A regular temperament is any tempered system of musical tuning such that each frequency ratio is obtainable as a product of powers of a finite number of generators, or generating frequency ratios. For instance, in 12-TET, the system of music most commonly used in the Western world, the generator is a tempered fifth (700 cents), which is the basis behind the circle of fifths.

When only two generators are needed, with one of them the octave, this is called "linear temperament". The best-known example of a linear temperaments is meantone temperament, where the generating intervals are usually given in terms of a slightly flattened fifth and the octave. Other linear temperaments include the schismatic temperament of Hermann von Helmholtz and miracle temperament.

Mathematical description 

If the generators are all of the prime numbers up to a given prime p, we have what is called p-limit just intonation. Sometimes some irrational number close to one of these primes is substituted (an example of tempering) to favour other primes, as in twelve tone equal temperament where 3 is tempered to 2 to favour 2, or in quarter-comma meantone where 3 is tempered to 2 to favor 2 and 5.

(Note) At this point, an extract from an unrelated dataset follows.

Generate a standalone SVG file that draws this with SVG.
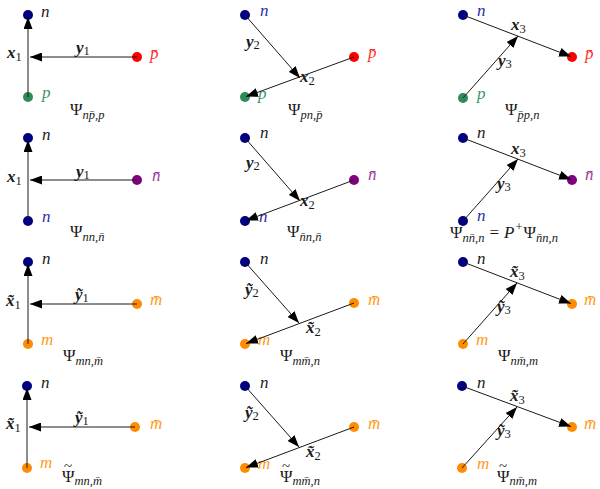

In mathematical terminology, the products of these generators define a free abelian group. The number of independent generators is the rank of an abelian group. The rank-one tuning systems are equal temperaments, all of which can be spanned with only a single generator, though they don't have to be integer-based equal temperaments. The non-octave scales of Wendy Carlos, such as the Alpha scale, use one generator that does not stack up to the octave. A rank-two temperament has two generators.  Hence, meantone is a rank-2 temperament.

In studying regular temperaments, it can be useful to regard the temperament as having a map from p-limit just intonation (for some prime p) to the set of tempered intervals. To properly classify a temperament's dimensionality one must determine how many of the given generators are independent, because its description may contain redundancies. Another way of considering this problem is that the rank of a temperament should be the rank of its image under this map.

For instance, a harpsichord tuner it might think of quarter-comma meantone tuning as having three generators—the octave, the just major third (5:4) and the quarter-comma tempered fifth—but because four consecutive tempered fifths produces a just major third, the major third is redundant, reducing it to a rank-two temperament.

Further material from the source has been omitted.